You arrive home to hear your partner in the bathroom chuckling. He’s reading a book on the loo. He loves it! you think. You rush inside to find your partner seated on the porcelain throne. The sight before you is the most repulsive thing you’ve ever seen – it’s not your book!

You expect him to hurry after you saying, “I can explain!” but he doesn’t even realise the gravity of what he has done; he’s cheated on you with another author.

“Who is it?” you demand, as he emerges from the bathroom pulling up his pants.

“Does it matter who?”

“Of course it bloody matters!”

Then he delivers the killer blow; his voice speaks the name of your arch-rival.

“Nooooooo!” you cry.
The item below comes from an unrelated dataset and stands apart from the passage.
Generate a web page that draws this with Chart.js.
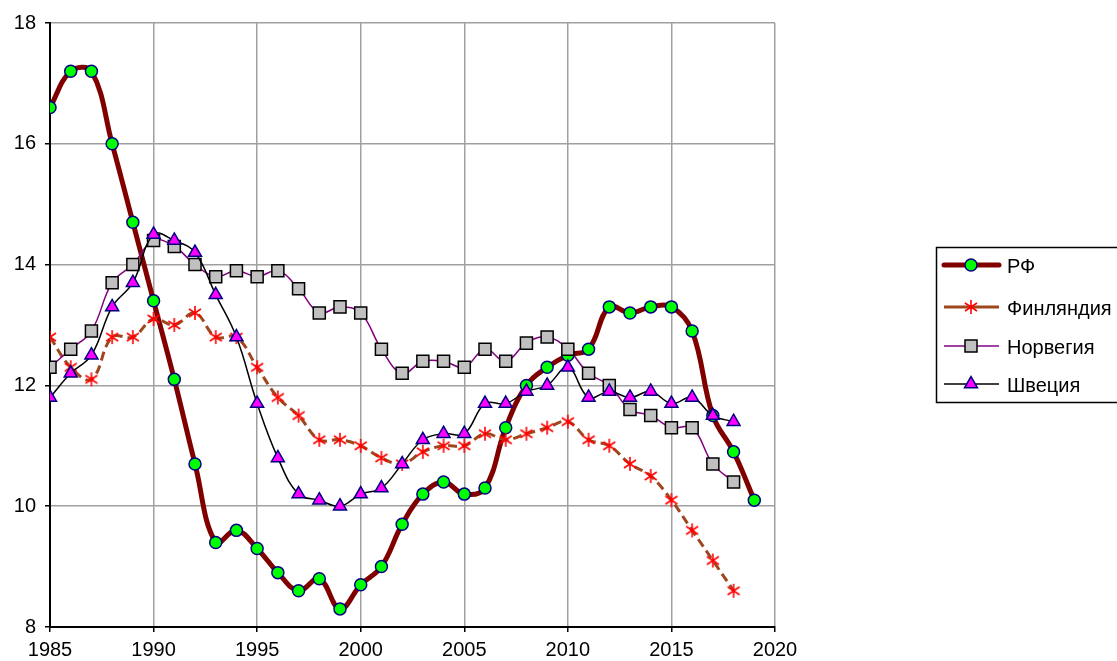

He never laughed like that with your book.

It is important that you handle this situation with sensitivity. Your partner’s eyes are not yours to control. He is free to use his eyes as he sees fit and if he chooses to use those treacherous eyes to read the words of another, then telling him to rip up the pages and burn them could be considered over demanding and optically possessive.

Far better to find your rival’s worst ever book, and present that to your partner as a deterrent. Check eBook stores – does your rival have a title with three stars or fewer? If so, that’s the one to go with. If not, trawl through your rival’s old blog posts, starting with the oldest; somewhere along the way you will find an abandoned novel or a ropey short story. If needs be, email your rival and ask for a copy of a title that has been withdrawn from sale.

Now, present your partner with the runt of the rival’s litter. Confiscate the ‘funny’ title and let the affair prepare to die.

If, a week later, your partner is still reading work by your rival, lock him in the cellar and feed him only on pages of your rival’s work. “How much do you like him now, huh? Huh?